Shortest laser pulse lasts just 67 attoseconds
Researchers in the US have produced the shortest-ever laser pulses: just 67 billionths of a billionth of a second.
The feat surpasses the prior record of 80 attoseconds, set in 2008.
Like a camera with an ever-shorter flash, these 67-attosecond pulses will allow researchers to examine the very fastest natural processes.
The team behind the pulses, reporting in Optics Express, have also developed a novel detector to capture them - like a camera with a shutter speed to match.
The quest for the shortest laser pulse has been underway since the laser's first demonstration in 1960; the very first laser created pulses of about a thousandth of a second.
In recent years the field of "femtosecond" lasers - producing pulses lasting just millionths of a billionths of a second - have become widespread research tools.
These have allowed researchers to examine fast processes such as the making and breaking of chemical bonds, the study of which earned Ahmed Zewail the 1990 Nobel prize in chemistry.

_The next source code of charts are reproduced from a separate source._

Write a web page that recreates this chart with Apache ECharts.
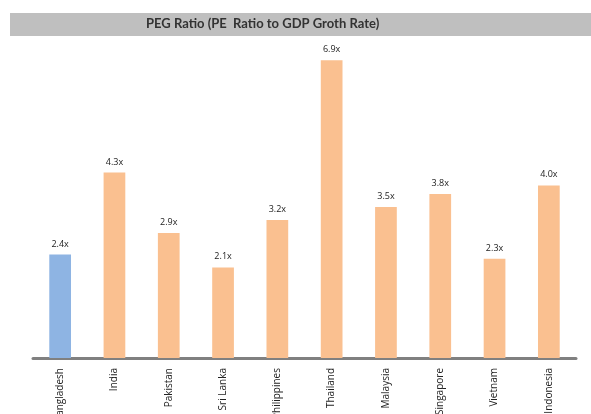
<!DOCTYPE html>
<html>
<head>
<meta charset="utf-8">
<script src="https://cdn.jsdelivr.net/npm/echarts@6/dist/echarts.min.js"></script>
<style>
  html, body { margin: 0; padding: 0; background: #fff; }
  #chart { width: 591px; height: 414px; }
</style>
</head>
<body>
<div id="chart"></div>
<script>
const countries = ['Bangladesh', 'India', 'Pakistan', 'Sri Lanka', 'Philippines', 'Thailand', 'Malaysia', 'Singapore', 'Vietnam', 'Indonesia'];
const pegRatio = [2.4, 4.3, 2.9, 2.1, 3.2, 6.9, 3.5, 3.8, 2.3, 4.0];
const highlightCountry = 'Bangladesh';

const chart = echarts.init(document.getElementById('chart'), null, { renderer: 'canvas' });

chart.setOption({
  backgroundColor: '#ffffff',
  animation: false,
  graphic: [
    { type: 'rect', left: 10, top: 13, shape: { width: 600, height: 23 }, style: { fill: '#bfbfbf' }, z: 0 },
    {
      type: 'text', left: 146, top: 17,
      style: { text: 'PEG Ratio (PE  Ratio to GDP Groth Rate)', font: 'bold 13px Lato, "Open Sans", sans-serif', fill: '#333333' }
    }
  ],
  grid: { left: 33, right: 15, top: 56, bottom: 56, containLabel: false, outerBoundsMode: 'none' },
  xAxis: {
    type: 'category',
    data: countries,
    axisLine: { lineStyle: { color: '#808080', width: 3 } },
    axisTick: { show: false },
    axisLabel: { rotate: 90, interval: 0, margin: 10, fontSize: 10, color: '#222', fontFamily: '"Open Sans", sans-serif' }
  },
  yAxis: {
    type: 'value', min: 0, max: 7,
    show: false, splitLine: { show: false }
  },
  series: [{
    type: 'bar',
    barWidth: '40%',
    data: pegRatio.map((v, i) => ({
      value: v,
      itemStyle: { color: countries[i] === highlightCountry ? '#8eb4e3' : '#fac090' }
    })),
    label: {
      show: true, position: 'top', distance: 6,
      fontSize: 9, color: '#222', fontFamily: '"Open Sans", sans-serif',
      formatter: p => p.value.toFixed(1) + 'x'
    }
  }]
});
</script>
</body>
</html>
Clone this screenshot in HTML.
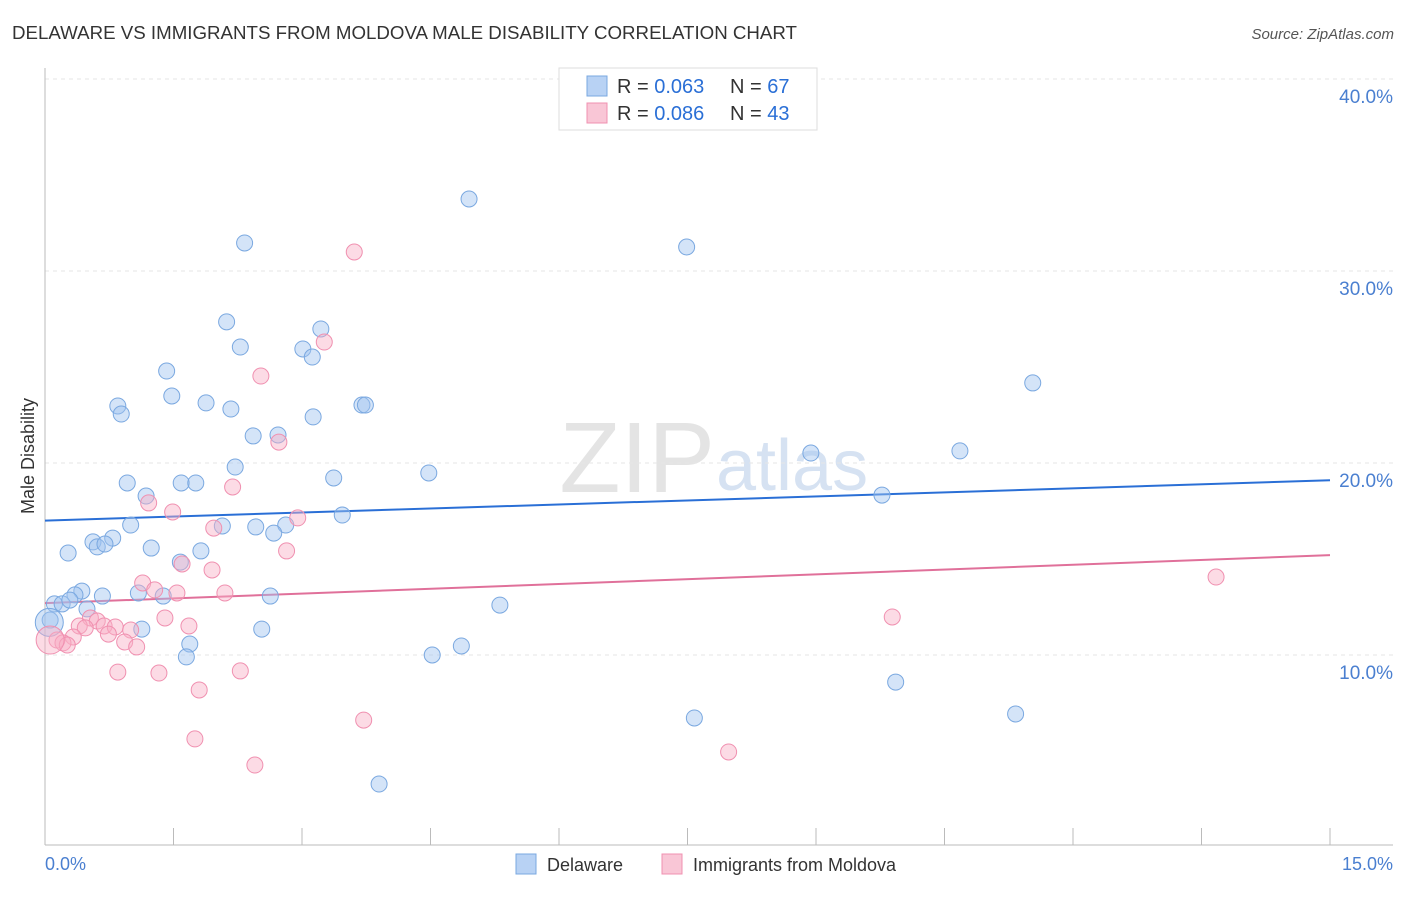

But even at those short time scales, some of the secrets of the microscopic world remain hidden, and it is only by moving to attosecond science that researchers can examine, for example, the very motion of subatomic particles within atoms or the mysterious world of quantum mechanics.
So Zenghu Chang, a professor at the University of Central Florida (UCF) in the US, has now smashed the record reported in Science in 2008 by refining a technique in which short pulses beget even shorter ones when they are shot into a focussed jet of inert gas.
The resulting pulses, still more than a femtosecond, include a wide range of colours in a region of the spectrum known as extreme UV, with wavelengths far shorter than those we can see: about 10-20 billionths of a metre.
But to get down to the world-record pulse length status, the team passed the pulses through a thin piece of zinc foil, which acts to slow some parts of the pulse relative to others - the result is that all of the colours within the pulses were squeezed into a shorter period of time.
As has become customary in this field of "ultrafast optics", the team has come up with an animal-based acronym to describe the approach: Dog, for double optical grating. (Other established acronymic approaches include Frog, Spider, and Grenouille - French for frog).
"Dr Chang's success in making ever-shorter light pulses helps open a new door to a previously hidden world, where we can watch electrons move in atoms and molecules, and follow chemical reactions as they take place," said physicist Michael Johnson, dean of UCF's College of Sciences.
"It is astounding to imagine that we may now be able to watch quantum mechanics in process."